Pero, en cuanto al Congreso, la actitud de sumisión lingüística más abrumadora e incomprensible sigue siendo la de los diputados de CiU, que nunca se han dignado a levantar un poco más el tono de voz en defensa de la lengua, como de hecho todavía es hora de que mantengan una actitud de conflicto frontal con ninguna otra cuestión nacional. Y yo me pregunto, si hasta ahora han sido incapaces de plantear un conflicto con el catalán, ¿cómo serán capaces de sostener la enorme tensión que supone un proceso hacia el Estado propio? Y, aun en el supuesto de que el gesto soberanista se recondujera hacia una reforma constitucional, con la aquiescencia, como se ha insinuado estos días, de los otros grupos, ¿cómo se puede ni siquiera perfilar la posibilidad de la transformación constitucional si en 30 años han sido incapaces ni de reformar el reglamento del Congreso? (Y eso que acabo de decir también vale para los cantos de sirena que puedan proceder de las filas del PSC-PSOE).
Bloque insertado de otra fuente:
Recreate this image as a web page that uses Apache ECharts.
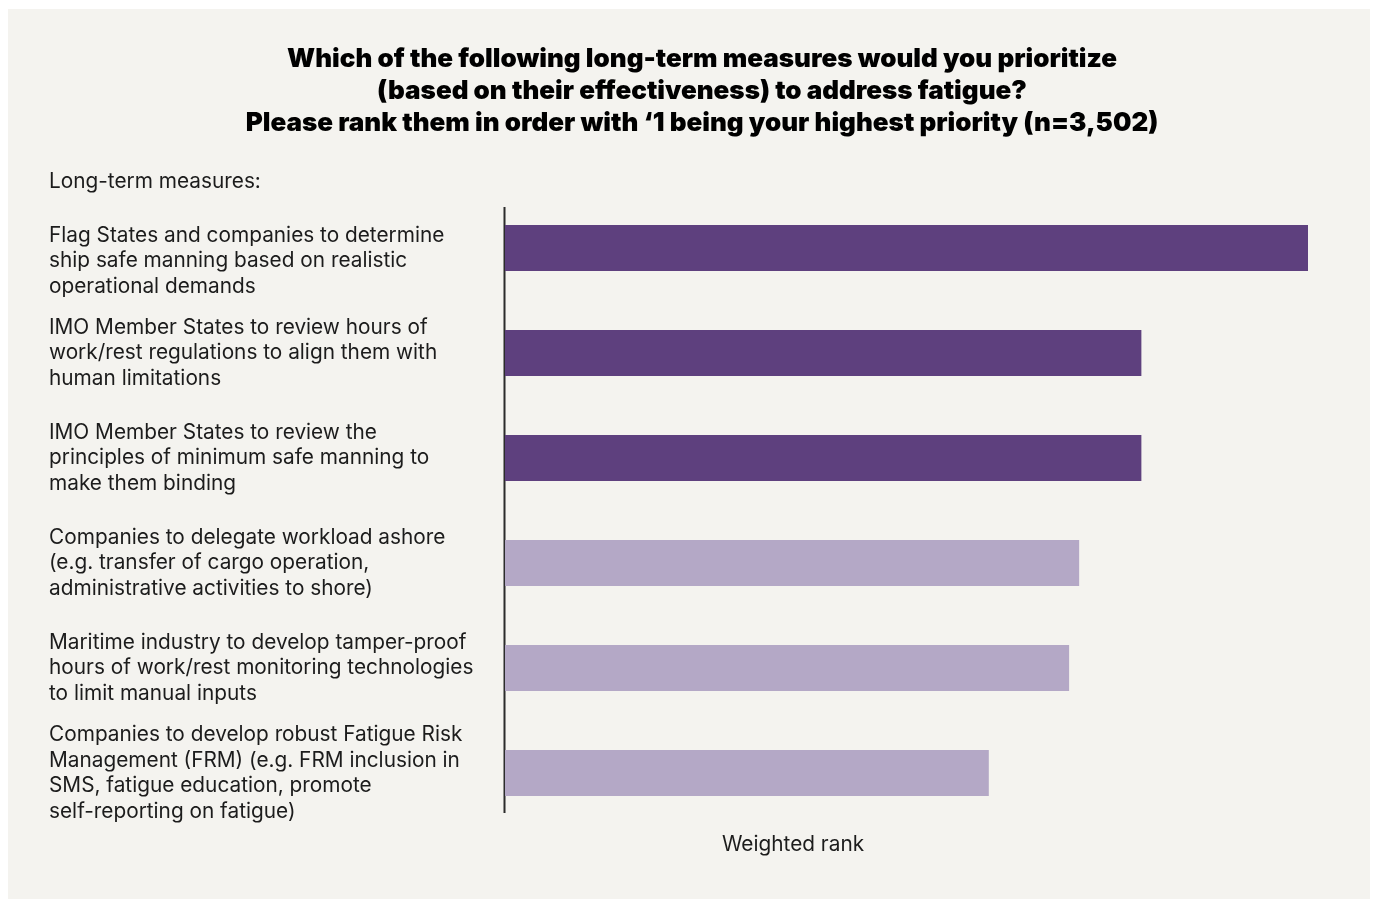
<!DOCTYPE html>
<html>
<head>
<meta charset="utf-8">
<script src="https://cdn.jsdelivr.net/npm/echarts@6/dist/echarts.min.js"></script>
<style>
  html, body { margin: 0; padding: 0; background: #ffffff; }
  #panel { position: absolute; left: 8px; top: 9px; width: 1362px; height: 890px; background: #f4f3ef; }
  #chart { position: absolute; left: 0; top: 0; width: 1375px; height: 899px; }
</style>
</head>
<body>
<div id="panel"></div>
<div id="chart"></div>
<script>
// Long-term fatigue measures, top to bottom
const categories = [
  'Flag States and companies to determine\nship safe manning based on realistic\noperational demands',
  'IMO Member States to review hours of\nwork/rest regulations to align them with\nhuman limitations',
  'IMO Member States to review the\nprinciples of minimum safe manning to\nmake them binding',
  'Companies to delegate workload ashore\n(e.g. transfer of cargo operation,\nadministrative activities to shore)',
  'Maritime industry to develop tamper-proof\nhours of work/rest monitoring technologies\nto limit manual inputs',
  'Companies to develop robust Fatigue Risk\nManagement (FRM) (e.g. FRM inclusion in\nSMS, fatigue education, promote\nself-reporting on fatigue)'
];
// Weighted rank scores
const weightedRank = [4.00, 3.17, 3.17, 2.86, 2.81, 2.41];
// Top three measures are highlighted
const highlighted = [true, true, true, false, false, false];

const DARK = '#5e407e';
const LIGHT = '#b4a8c6';
const TEXT = '#1c1c1c';
const FONT = 'Inter, "Noto Sans", sans-serif';
const LABEL_SIZE = 20.8;

const chart = echarts.init(document.getElementById('chart'), null, { renderer: 'canvas' });

chart.setOption({
  backgroundColor: 'transparent',
  animation: false,
  title: {
    text: 'Which of the following long-term measures would you prioritize\n(based on their effectiveness) to address fatigue?\nPlease rank them in order with \u20181 being your highest priority (n=3,502)',
    left: 697,
    top: 38,
    textAlign: 'center',
    textStyle: {
      fontFamily: FONT,
      fontWeight: 900,
      fontSize: 26,
      lineHeight: 32,
      color: '#000000'
    }
  },
  grid: {
    left: 505,
    right: 67,
    top: 195.5,
    height: 630,
    containLabel: false,
    outerBoundsMode: 'none'
  },
  xAxis: {
    type: 'value',
    min: 0,
    max: 4,
    show: false
  },
  yAxis: {
    type: 'category',
    inverse: true,
    data: categories,
    axisLine: { show: false },
    axisTick: { show: false },
    axisLabel: {
      margin: 456,
      align: 'left',
      verticalAlign: 'middle',
      fontFamily: FONT,
      fontSize: LABEL_SIZE,
      lineHeight: 25.5,
      color: TEXT,
      // the first block sits a little lower, level with the top of its bar
      formatter: (value, index) => (index === 0 ? '\n' + value : value)
    }
  },
  series: [{
    type: 'bar',
    barWidth: 46,
    data: weightedRank.map((v, i) => ({
      value: v,
      itemStyle: { color: highlighted[i] ? DARK : LIGHT }
    }))
  }],
  graphic: [
    {
      type: 'text',
      x: 49,
      y: 182,
      style: {
        text: 'Long-term measures:',
        font: LABEL_SIZE + 'px ' + FONT,
        fill: TEXT,
        verticalAlign: 'middle'
      }
    },
    {
      type: 'line',
      shape: { x1: 504.5, y1: 207, x2: 504.5, y2: 813 },
      style: { stroke: '#2b2b2b', lineWidth: 2 }
    },
    {
      type: 'text',
      x: 793,
      y: 845,
      style: {
        text: 'Weighted rank',
        font: LABEL_SIZE + 'px ' + FONT,
        fill: TEXT,
        align: 'center',
        verticalAlign: 'middle'
      }
    }
  ]
});
</script>
</body>
</html>
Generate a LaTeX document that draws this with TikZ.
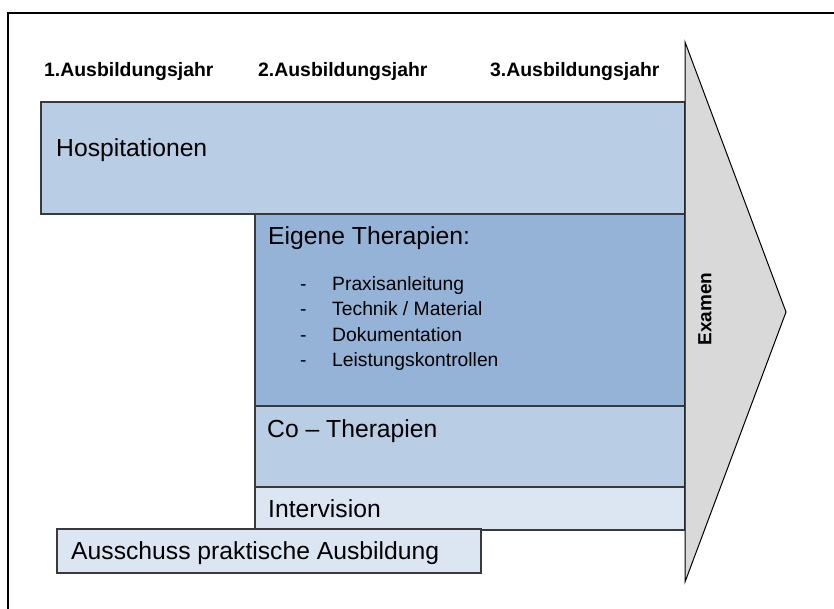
\documentclass[tikz,border=0pt]{standalone}
\usepackage{fontspec}
\setmainfont{Liberation Sans}
\definecolor{bluemid}{HTML}{B9CDE5}
\definecolor{bluedark}{HTML}{95B3D7}
\definecolor{bluelight}{HTML}{DCE6F2}
\definecolor{arrowgray}{HTML}{D9D9D9}
\definecolor{boxline}{HTML}{3A3A3A}
\begin{document}
\begin{tikzpicture}[x=1pt,y=-1pt,
  panel/.style={draw=boxline,line width=1.3pt},
  yearlbl/.style={anchor=base west,inner sep=0pt,font=\fontsize{19.4}{22}\selectfont\bfseries},
  bigtxt/.style={anchor=base west,inner sep=0pt,font=\fontsize{24.7}{28}\selectfont},
  itemtxt/.style={anchor=base west,inner sep=0pt,font=\fontsize{19.3}{22}\selectfont}]
\useasboundingbox (0,0) rectangle (834,608);
% outer frame
\draw[line width=2pt] (8,640) -- (8,13) -- (860,13);
% year labels
\node[yearlbl] (y1) at (44,76) {1.Ausbildungsjahr};
\node[yearlbl] (y2) at (258,76) {2.Ausbildungsjahr};
\node[yearlbl] (y3) at (490,76) {3.Ausbildungsjahr};
% panels
\filldraw[panel,fill=bluemid] (41,102) rectangle (685,214);
\filldraw[panel,fill=bluedark] (255,214) rectangle (685,406);
\filldraw[panel,fill=bluemid] (255,406) rectangle (685,487);
\filldraw[panel,fill=bluelight] (255,487) rectangle (685,530);
\filldraw[panel,fill=bluelight] (57,529) rectangle (481,573);
% texts
\node[bigtxt] (hosp) at (56,156) {Hospitationen};
\node[bigtxt] (eig) at (268,244) {Eigene Therapien:};
\node[itemtxt] (d1) at (300,290) {-};
\node[itemtxt] (i1) at (332,290) {Praxisanleitung};
\node[itemtxt] (d2) at (300,315.5) {-};
\node[itemtxt] (i2) at (332,315.5) {Technik / Material};
\node[itemtxt] (d3) at (300,341) {-};
\node[itemtxt] (i3) at (332,341) {Dokumentation};
\node[itemtxt] (d4) at (300,366.5) {-};
\node[itemtxt] (i4) at (332,366.5) {Leistungskontrollen};
\node[bigtxt] (co) at (267,437) {Co – Therapien};
\node[bigtxt] (inter) at (268,517) {Intervision};
\node[bigtxt] (aus) at (71,559) {Ausschuss praktische Ausbildung};
% exam arrow
\filldraw[fill=arrowgray,draw=black,line width=1pt,line join=miter] (685,42) -- (786,312) -- (685,582) -- cycle;
\node[rotate=90,inner sep=0pt,font=\fontsize{19}{22}\selectfont\bfseries] (ex) at (705,309) {Examen};
\end{tikzpicture}
\end{document}
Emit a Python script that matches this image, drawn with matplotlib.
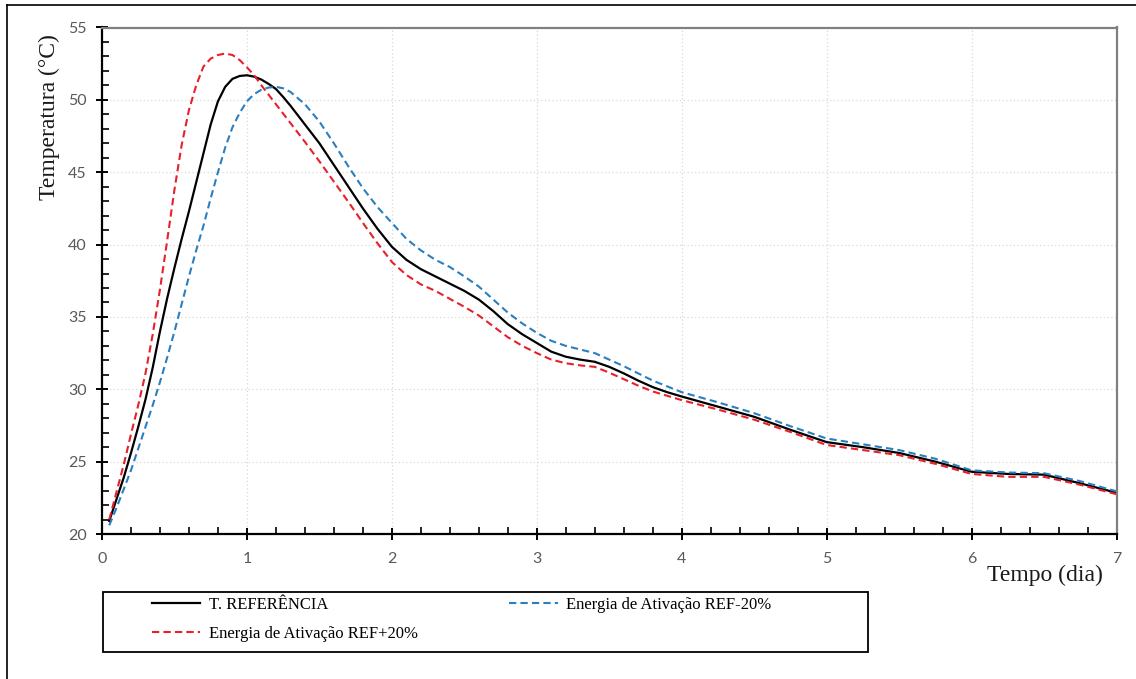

Es hiriente que las reacciones políticas siguen siendo las de siempre, incluso en un contexto de asedio contra la lengua como se volvió a evidenciar con la última decisión del Tribunal Superior de Justicia de Cataluña contra la inmersión. Es totalmente intrigante discernir cómo se producirá un cambio radical si no hay ni siquiera un replanteamiento de los retos a corto plazo que podrían tener una respuesta sencilla y efectiva. Si continuamos haciendo lo de siempre, continuaremos como siempre, o peor.